The decision of the Supreme Court would provide much awaited relief to member's club and similarly situated entities like the cooperative societies, resident welfare associations etc. who were being burdened with VAT (for sale of goods to their members) or service tax (rendition of services to members).

The judgment is landmark for two reasons. First, it boldly and eruditely overcomes the 46th Constitutional Amendment and secondly, it distinguishes the observations made by the Constitution Bench in BSNL's case and upholds the doctrine of mutuality.

Impact of the judgement on GST Law

The ratio of this judgment would be applicable even under the GST regime in respect of supply of goods and / or services by member's clubs or cooperative societies to its members.

The term supply is defined under Section 7 (1) of the Central Goods and Services Tax Act, 2017 ("CGST") and includes all forms of supply of goods and services or both such as sale, transfer, barter, licence, exchange made or agreed to be made by a person in the course or furtherance of business.

Entry 7 to Schedule II of the CGST provides that goods supplied by unincorporated associations or body of persons to a member thereof for cash, deferred payment or other valuable consideration shall be treated as supply of goods under the GST Law.

No such deeming fiction has been created under Schedule II with respect to supply of services.
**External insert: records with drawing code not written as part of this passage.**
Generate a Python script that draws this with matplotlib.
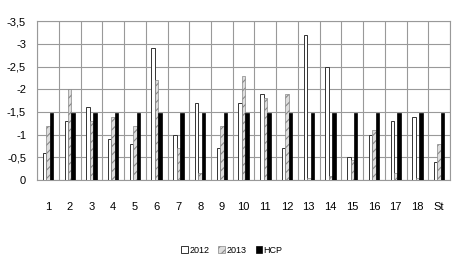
import numpy as np
import matplotlib
matplotlib.use("Agg")
from matplotlib import pyplot as plt

categories = [str(i) for i in range(1, 19)] + ["St"]
values_2012 = [-0.6, -1.3, -1.6, -0.9, -0.8, -2.9, -1.0, -1.7, -0.7, -1.7,
               -1.9, -0.7, -3.2, -2.5, -0.5, -1.0, -1.3, -1.4, -0.4]
values_2013 = [-1.2, -2.0, -1.3, -1.4, -1.2, -2.2, -0.7, -0.15, -1.2, -2.3,
               -1.8, -1.9, -0.05, -0.1, -0.45, -1.1, -0.15, -0.05, -0.8]
values_hcp = [-1.47] * 19
ytick_vals = [0, -0.5, -1, -1.5, -2, -2.5, -3, -3.5]
ytick_labels = ["0", "-0,5", "-1", "-1,5", "-2", "-2,5", "-3", "-3,5"]

plt.rcParams['font.family'] = ['Liberation Sans', 'DejaVu Sans']
plt.rcParams['hatch.color'] = '#666666'
plt.rcParams['hatch.linewidth'] = 0.8

fig = plt.figure(figsize=(4.64, 2.78), dpi=100)
ax = fig.add_axes([0.08, 0.352, 0.89, 0.572])

x = np.arange(len(categories))
w = 0.16
ax.bar(x - w, values_2012, w, color='white', edgecolor='#333333', linewidth=0.7,
       label='2012', zorder=3)
ax.bar(x, values_2013, w, color='#dddddd', edgecolor='#888888', linewidth=0.5,
       hatch='////', label='2013', zorder=3)
ax.bar(x + w, values_hcp, w, color='black', edgecolor='black', linewidth=0.5,
       label='HCP', zorder=3)

ax.set_xlim(-0.5, len(categories) - 0.5)
ax.set_ylim(0, -3.5)
ax.set_yticks(ytick_vals)
ax.set_yticklabels(ytick_labels)
ax.set_xticks(x)
ax.set_xticklabels(categories)
ax.set_xticks(np.arange(-0.5, len(categories), 1.0), minor=True)
ax.grid(True, which='minor', axis='x', color='#999999', linewidth=0.8, zorder=0)
ax.grid(True, which='major', axis='y', color='#999999', linewidth=0.8, zorder=0)
ax.tick_params(axis='both', which='both', length=0, labelsize=8)
ax.tick_params(axis='x', pad=16)
ax.tick_params(axis='y', pad=8)
for s in ax.spines.values():
    s.set_color('#999999')
    s.set_linewidth(0.8)

fig.legend(loc='center', bbox_to_anchor=(0.5, 0.1), ncol=3, frameon=False,
           fontsize=6.5, handlelength=0.7, handleheight=0.9, handletextpad=0.2,
           columnspacing=1.0)

fig.savefig("out.png", dpi=100)
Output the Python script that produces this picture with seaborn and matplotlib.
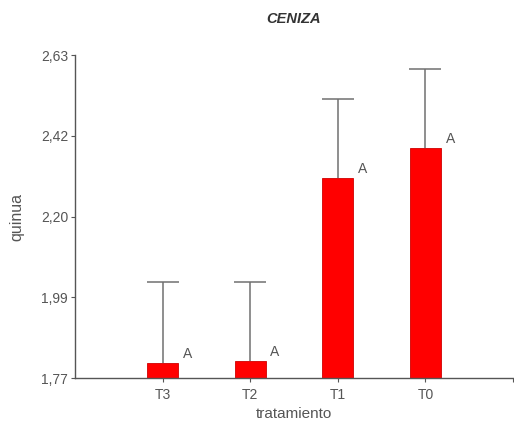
import matplotlib
matplotlib.use("Agg")
import matplotlib.pyplot as plt
import matplotlib.ticker as mticker
import seaborn as sns
import pandas as pd

# Treatment means and upper error of "quinua" ash content
tratamientos = ["T3", "T2", "T1", "T0"]
medias = [1.809, 1.815, 2.302, 2.382]
errores = [0.216, 0.210, 0.210, 0.212]
letras = ["A", "A", "A", "A"]
yticks = [1.77, 1.985, 2.20, 2.415, 2.63]

sns.set_theme(style="white")
plt.rcParams["font.family"] = ["Liberation Sans", "DejaVu Sans"]

df = pd.DataFrame({"tratamiento": tratamientos, "quinua": medias})

fig = plt.figure(figsize=(5.14, 4.21), dpi=100)
ax = fig.add_axes([0.146, 0.102, 0.852, 0.767])

sns.barplot(data=df, x="tratamiento", y="quinua", order=tratamientos,
            color="#ff0000", saturation=1, width=0.35, errorbar=None,
            edgecolor="#d00000", linewidth=0.6, ax=ax, zorder=2)

xs = list(range(len(tratamientos)))
eb = ax.errorbar(xs, medias, yerr=[[0] * len(errores), errores], fmt="none",
                 ecolor="#707070", elinewidth=1.1, capsize=11.2,
                 capthick=1.1, zorder=1)
# keep only the upper caps
eb[1][0].set_visible(False)

for x, m, l in zip(xs, medias, letras):
    ax.text(x + 0.23, m + 0.025, l, fontsize=10, color="#555555",
            ha="left", va="center")

ax.set_xlim(-1.0, 4.0)
ax.set_ylim(1.77, 2.63)
ax.set_yticks(yticks)
ax.set_xticks([4.0], minor=True)
ax.yaxis.set_major_formatter(
    mticker.FuncFormatter(lambda v, p: f"{v:.2f}".replace(".", ",")))

for s in ["top", "right"]:
    ax.spines[s].set_visible(False)
for s in ["left", "bottom"]:
    ax.spines[s].set_color("#555555")
    ax.spines[s].set_linewidth(1.0)

ax.tick_params(axis="both", which="both", direction="out", length=3,
               width=0.8, color="#555555", labelsize=10,
               labelcolor="#555555", left=True, bottom=True, pad=2)
ax.tick_params(axis="x", which="major", pad=4)

ax.set_xlabel("tratamiento", fontsize=11, color="#555555", labelpad=4)
ax.set_ylabel("quinua", fontsize=11.5, color="#555555", labelpad=12)
ax.set_title("CENIZA", fontsize=10.5, fontweight="bold", fontstyle="italic",
             color="#333333", pad=23)

fig.savefig("out.png", dpi=100)
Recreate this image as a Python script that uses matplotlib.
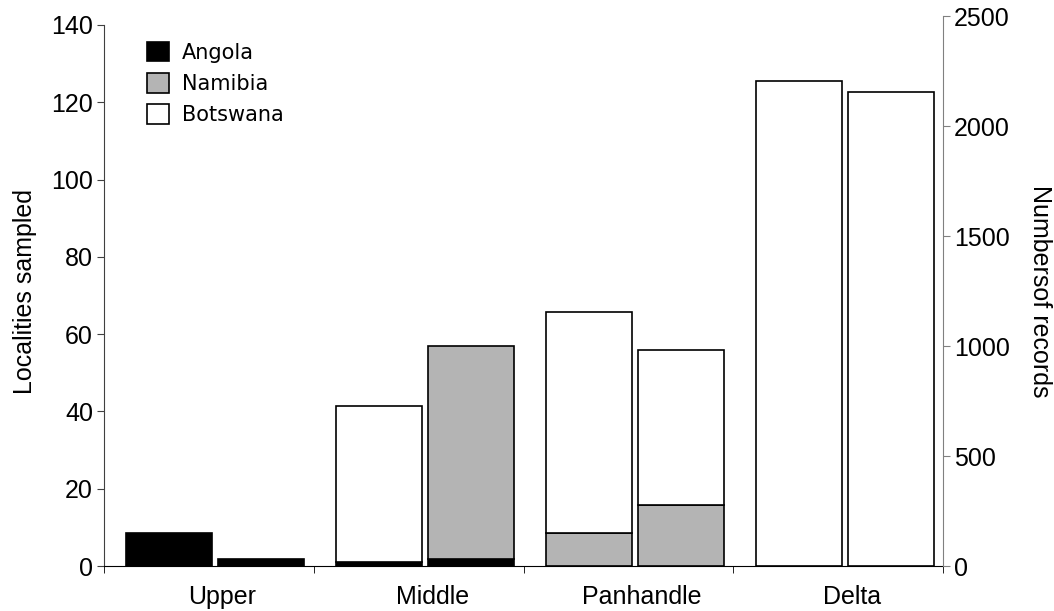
from __future__ import annotations

import matplotlib

matplotlib.use("Agg")
import matplotlib.pyplot as plt
import numpy as np
from matplotlib.patches import Patch


REGIONS = ["Upper", "Middle", "Panhandle", "Delta"]
COUNTRIES = ["Angola", "Namibia", "Botswana"]

# left bar of each pair: localities sampled (left axis)
LOC_ANGOLA = [8.5, 1.0, 0.0, 0.0]
LOC_NAMIBIA = [0.0, 0.0, 8.5, 0.0]
LOC_BOTSWANA = [0.0, 40.4, 57.2, 125.6]

# right bar of each pair: number of records (right axis)
REC_ANGOLA = [32, 32, 0, 0]
REC_NAMIBIA = [0, 968, 277, 0]
REC_BOTSWANA = [0, 0, 705, 2155]

LEFT_TICKS = [0, 20, 40, 60, 80, 100, 120, 140]
RIGHT_TICKS = [0, 500, 1000, 1500, 2000, 2500]

FILLS = {"Angola": "#000000", "Namibia": "#b4b4b4", "Botswana": "#ffffff"}
ARIAL = ["Liberation Sans", "DejaVu Sans"]


def _stack(ax, x, parts, width):
    bottom = np.zeros(len(x))
    for name, values in zip(COUNTRIES, parts):
        values = np.asarray(values, dtype=float)
        mask = values > 0
        ax.bar(x[mask], values[mask], width=width, bottom=bottom[mask],
               color=FILLS[name], edgecolor="black", linewidth=1.2, zorder=3)
        bottom = bottom + values


def main() -> None:
    fig = plt.figure(figsize=(10.54, 6.11), dpi=100)
    ax = fig.add_axes([104 / 1054, 45 / 611, 839 / 1054, 550 / 611])
    ax2 = ax.twinx()

    x = np.arange(len(REGIONS))
    width = 0.41
    _stack(ax, x - 0.188, [LOC_ANGOLA, LOC_NAMIBIA, LOC_BOTSWANA], width)
    _stack(ax2, x + 0.25, [REC_ANGOLA, REC_NAMIBIA, REC_BOTSWANA], width)

    ax.set_xlim(-0.5, len(REGIONS) - 0.5)
    ax.set_ylim(0, 140 * 550 / 541)
    ax2.set_ylim(0, 2500)

    ax.set_yticks(LEFT_TICKS)
    ax.set_yticklabels([str(t) for t in LEFT_TICKS], family=ARIAL, fontsize=18)
    ax2.set_yticks(RIGHT_TICKS)
    ax2.set_yticklabels([str(t) for t in RIGHT_TICKS], family=ARIAL, fontsize=18)

    ax.set_xticks(x + 0.065)
    ax.set_xticklabels(REGIONS, family=ARIAL, fontsize=18)
    ax.set_xticks(np.arange(len(REGIONS) + 1) - 0.5, minor=True)
    ax.tick_params(axis="x", which="major", length=0, pad=14)
    ax.tick_params(axis="x", which="minor", length=5, direction="out", color="black")
    ax.tick_params(axis="y", length=5, direction="out", color="#404040", pad=3)
    ax2.tick_params(axis="y", length=5, direction="out", color="#808080", pad=3)

    for a in (ax, ax2):
        a.spines["top"].set_visible(False)
    ax.spines["right"].set_visible(False)
    ax2.spines["left"].set_visible(False)
    ax2.spines["bottom"].set_visible(False)
    ax.spines["left"].set_bounds(0, 140)
    ax.spines["left"].set_color("#404040")
    ax2.spines["right"].set_color("#808080")
    ax.spines["bottom"].set_color("black")
    ax.spines["bottom"].set_zorder(5)

    ax.set_ylabel("Localities sampled", family=ARIAL, fontsize=18, labelpad=10)
    ax2.set_ylabel("Numbersof records", family=ARIAL, fontsize=18, rotation=270,
                   labelpad=30)

    handles = [Patch(facecolor=FILLS[c], edgecolor="black", linewidth=1.2) for c in COUNTRIES]
    fig.legend(handles, COUNTRIES, loc="upper left", bbox_to_anchor=(147 / 1054, 1 - 42 / 611),
               frameon=False, prop={"family": "DejaVu Sans", "size": 15},
               handlelength=1.06, handleheight=1.06, handletextpad=0.6,
               labelspacing=0.5, borderpad=0, borderaxespad=0)

    fig.savefig("out.png", dpi=100)
    plt.close(fig)


if __name__ == "__main__":
    main()
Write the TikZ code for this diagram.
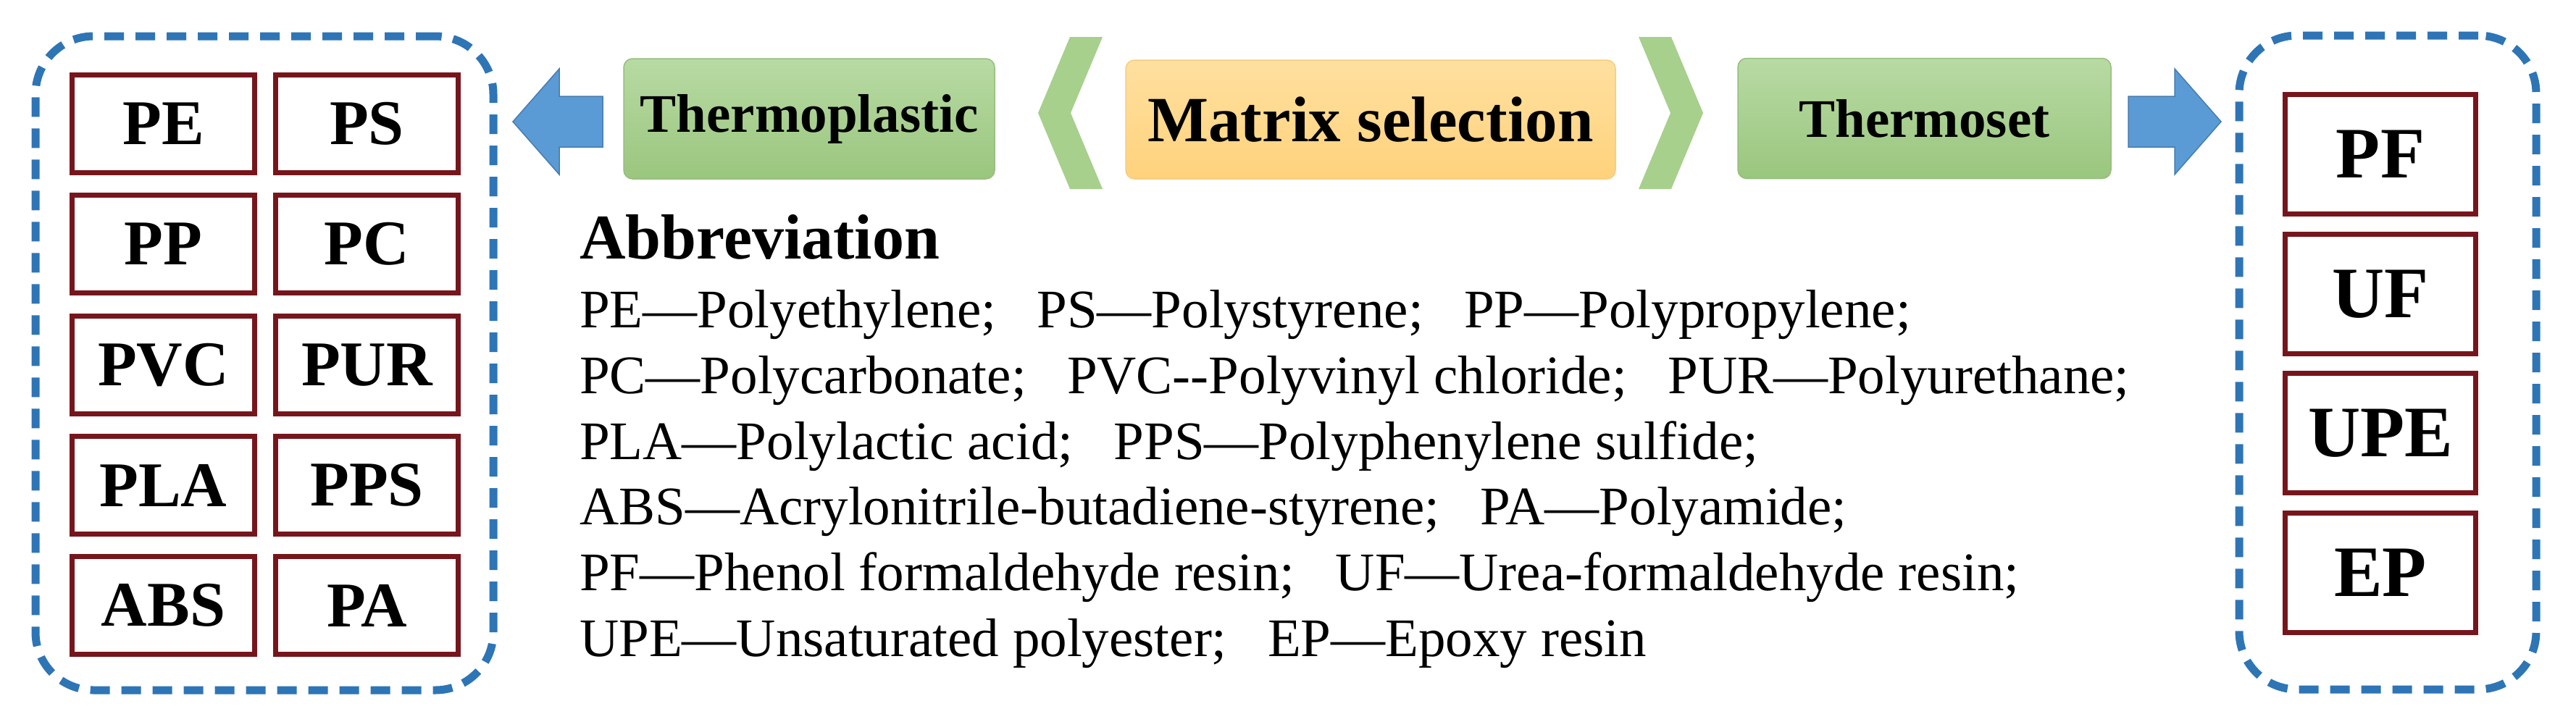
\documentclass[tikz,border=0pt]{standalone}
\usepackage{fontspec}
\setmainfont{Liberation Serif}
\definecolor{dashblue}{RGB}{46,117,182}
\definecolor{arrblue}{RGB}{91,155,213}
\definecolor{arrline}{RGB}{70,125,175}
\definecolor{boxred}{RGB}{118,22,28}
\definecolor{greentop}{RGB}{184,218,164}
\definecolor{greenbot}{RGB}{154,198,126}
\definecolor{greenline}{RGB}{150,190,125}
\definecolor{chevgreen}{RGB}{166,208,140}
\definecolor{orangetop}{RGB}{255,224,160}
\definecolor{orangebot}{RGB}{255,210,124}
\definecolor{orangeline}{RGB}{245,205,130}
\newcommand{\abgap}{\hspace{0.75em}}
\tikzset{
  pbox/.style={draw=boxred, line width=7pt, fill=white, minimum width=252pt,
    minimum height=135pt, inner sep=0pt, font=\fontsize{88}{100}\selectfont\bfseries},
  tbox/.style={draw=boxred, line width=7pt, fill=white, minimum width=263pt,
    minimum height=165pt, inner sep=0pt, font=\fontsize{100}{110}\selectfont\bfseries},
  container/.style={draw=dashblue, line width=11pt, dash pattern=on 27pt off 16pt,
    rounded corners=80pt, inner sep=0pt},
  greenbox/.style={rounded corners=12pt, top color=greentop, bottom color=greenbot,
    draw=greenline, line width=1.5pt, inner sep=0pt,
    font=\fontsize{75}{85}\selectfont\bfseries},
  orangebox/.style={rounded corners=12pt, top color=orangetop, bottom color=orangebot,
    draw=orangeline, line width=1.5pt, inner sep=0pt,
    font=\fontsize{89}{100}\selectfont\bfseries},
  chevron/.style={fill=chevgreen},
  blockarrow/.style={fill=arrblue, draw=arrline, line width=1.5pt, line join=miter},
  abtitle/.style={anchor=base west, inner sep=0pt, font=\fontsize{88}{100}\selectfont\bfseries},
  abline/.style={anchor=base west, inner sep=0pt, font=\fontsize{75}{90}\selectfont},
}
\begin{document}
\begin{tikzpicture}[x=1pt,y=-1pt]
\useasboundingbox (0,0) rectangle (3556,996);
\fill[white] (0,0) rectangle (3556,996);

% containers
\node[container, minimum width=632pt, minimum height=903pt] (leftbox) at (365,501.5) {};
\node[container, minimum width=410pt, minimum height=903pt] (rightbox) at (3296,500.5) {};

% thermoplastic polymers
\node[pbox] (pe)  at (225.5,171) {PE};
\node[pbox] (ps)  at (506.5,171) {PS};
\node[pbox] (pp)  at (225.5,337) {PP};
\node[pbox] (pc)  at (506.5,337) {PC};
\node[pbox] (pvc) at (225.5,504) {PVC};
\node[pbox] (pur) at (506.5,504) {PUR};
\node[pbox] (pla) at (225.5,670) {PLA};
\node[pbox] (pps) at (506.5,670) {PPS};
\node[pbox] (abs) at (225.5,836) {ABS};
\node[pbox] (pa)  at (506.5,836) {PA};

% thermoset polymers
\node[tbox] (pf)  at (3286,213) {PF};
\node[tbox] (uf)  at (3286,406) {UF};
\node[tbox] (upe) at (3286,598) {UPE};
\node[tbox] (ep)  at (3286,791) {EP};

% header boxes
\node[greenbox, minimum width=512pt, minimum height=166pt] (thermoplastic) at (1117,164) {Thermoplastic};
\node[orangebox, minimum width=676pt, minimum height=164pt] (matrix) at (1892,165) {Matrix selection};
\node[greenbox, minimum width=515pt, minimum height=166pt] (thermoset) at (2656.5,163.5) {Thermoset};

% chevrons
\path[chevron] (1477,51) -- (1522,51) -- (1478,156) -- (1522,261) -- (1477,261) -- (1433,156) -- cycle;
\path[chevron] (2307,51) -- (2262,51) -- (2306,156) -- (2262,261) -- (2307,261) -- (2351,156) -- cycle;

% block arrows
\path[blockarrow] (832,133) -- (772,133) -- (772,95) -- (708,168) -- (772,241) -- (772,203) -- (832,203) -- cycle;
\path[blockarrow] (2938,133) -- (3002,133) -- (3002,95) -- (3066,168) -- (3002,241) -- (3002,203) -- (2938,203) -- cycle;

% abbreviations
\node[abtitle] (abbr) at (800,357) {Abbreviation};
\node[abline] (l1) at (800,452) {PE—Polyethylene;\abgap PS—Polystyrene;\abgap PP—Polypropylene;};
\node[abline] (l2) at (800,543) {PC—Polycarbonate;\abgap PVC-\kern0pt-Polyvinyl chloride;\abgap PUR—Polyurethane;};
\node[abline] (l3) at (800,634) {PLA—Polylactic acid;\abgap PPS—Polyphenylene sulfide;};
\node[abline] (l4) at (800,724) {ABS—Acrylonitrile-butadiene-styrene;\abgap PA—Polyamide;};
\node[abline] (l5) at (800,815) {PF—Phenol formaldehyde resin;\abgap UF—Urea-formaldehyde resin;};
\node[abline] (l6) at (800,906) {UPE—Unsaturated polyester;\abgap EP—Epoxy resin};
\end{tikzpicture}
\end{document}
Following the ratio of the judgement, it follows that:

(a)  Supply of goods and services by incorporated entities to its members would not be taxable.

(b)  Supply of services by an unincorporated entities to its members would not be taxable

(c)  However, by virtue of the deeming fiction, supply of goods by an unincorporated entity to its members would be taxable.

Having said this, we are of the view that even in case of supply of goods by an unincorporated entity to its members, it can be argued that there exists no consideration as defined under the Indian Contract Act, 1872, which require consideration to be paid by one person to the other. However, in this case, applying the doctrine of mutuality, it follows that supply made to self and consideration made to self would not qualify as consideration.